The 'Saltine Cracker' is most basic at core, and everyone has the displeasure of knowing one.... or more. If you've ever been in a situation in which you contemplated using the excuse of "I think I'm getting diarrhea, it's time for me to leave now," then chances are, you were fully submerged in a conversation riptide with a 'Saltine Cracker' and could not escape. Conversations with the 'Saltine Cracker' are more awkward than your middle school selfies at the Apple Store. The 'Saltine Cracker' responds with one word answers and doesn't bother to ask you questions. The 'Saltine Cracker' is aloof. That's it. No happiness, no anger, no sadness-- just aloof and detached. It's one thing to be shy, but at least shy people tend to be friendly, engaged in interactions when provoked, and evolve once the relationship grows. In contrast, 'The Saltine Cracker' is dreadfully boring and never deviates in attitude or disposition. Worst of all, the 'Saltine Cracker' is indifferent and while you may have questioned the sanity of some eclectic people, just remember that a person who seems a bit wild and has a peculiar range of interests, is more intriguing than one who is not. Think about it.
I know we've all been indoctrinated with lessons on kindness, but it's time to stop forcing and continuing communication with the 'Saltine Cracker' for the sake of being nice. It's not beneficial nor wanted by both parties. The 'Saltine Cracker' strips your zest and taints it will dullness. I, for one, am over this nonsense.
Start hanging out with people who aren't so cookie cutter and as bland as grocery store tilapia. The people who are different may surprise you by bringing great happiness. They enjoy unique varieties of music, dabble in obscure hobbies, and are downright fascinating. They're eager to delve into serious and light discussions. Their emotions are splattered on the surface, along with their values, interests, and personality through fashion and action.

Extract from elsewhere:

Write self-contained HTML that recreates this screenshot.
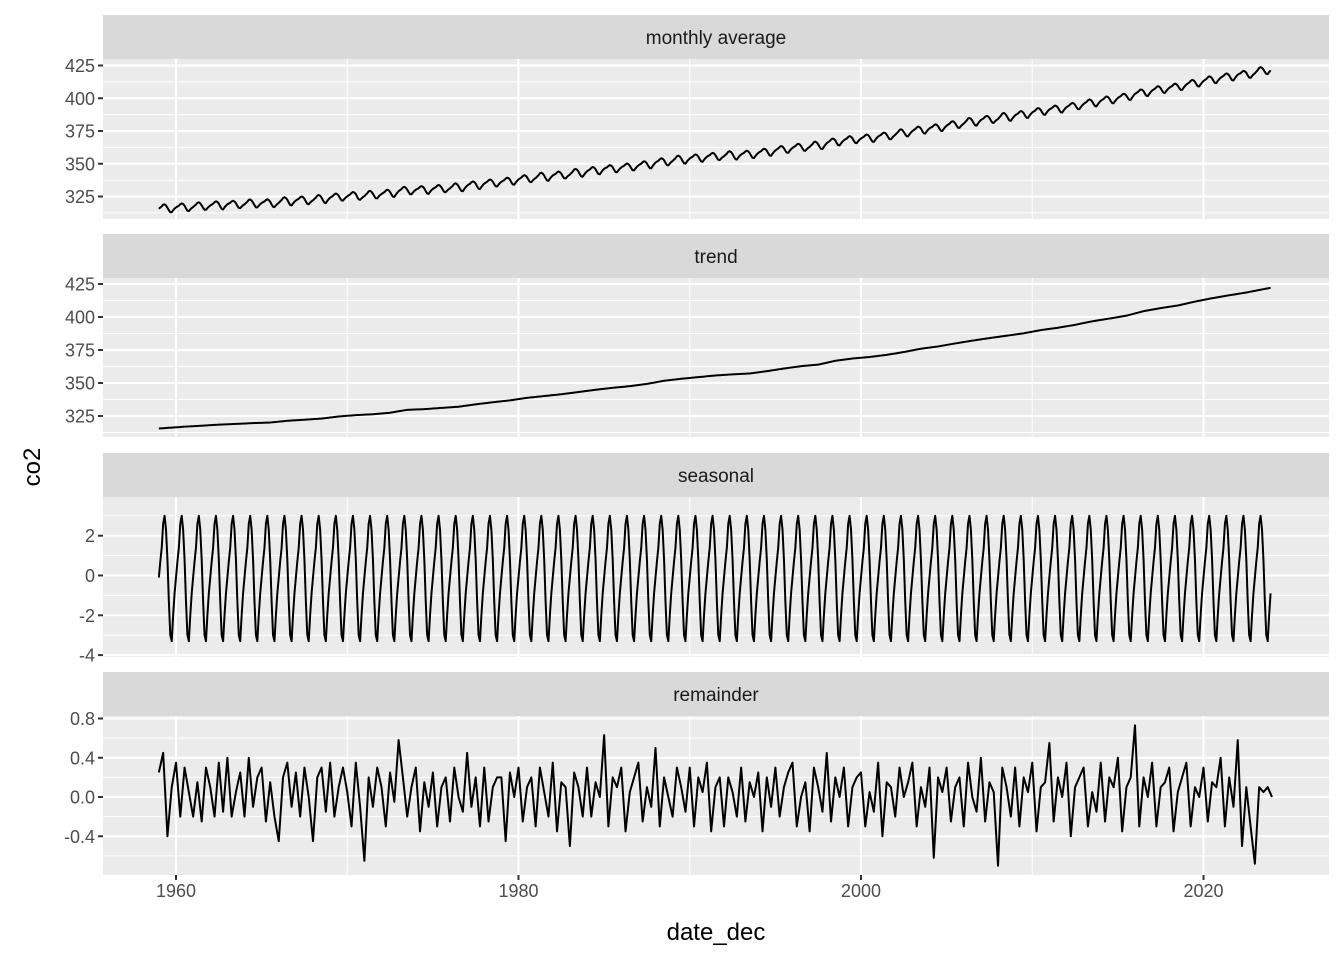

They dare to stand out.
I'm not saying to ditch your current conformist or timid friends. There's a reason why you love them so much-- it could be their sense of sarcastic, silly, or even sardonic humor. It could be their undying loyalty, or ability to make you smile during the most drastic of circumstances. On the contrary, I'm advising you to recognize the 'Saltine Crackers' who bring nothing into the relationship, and avoid them like the Olive Garden.
If you've realized that you're in fact a 'Saltine Cracker,' it's not too late to change. Transform into a new brand of cracker, like the Ritz. Ritz crackers are diverse, fun, and bring a lot of pizzazz to the table. Everyone loves em'.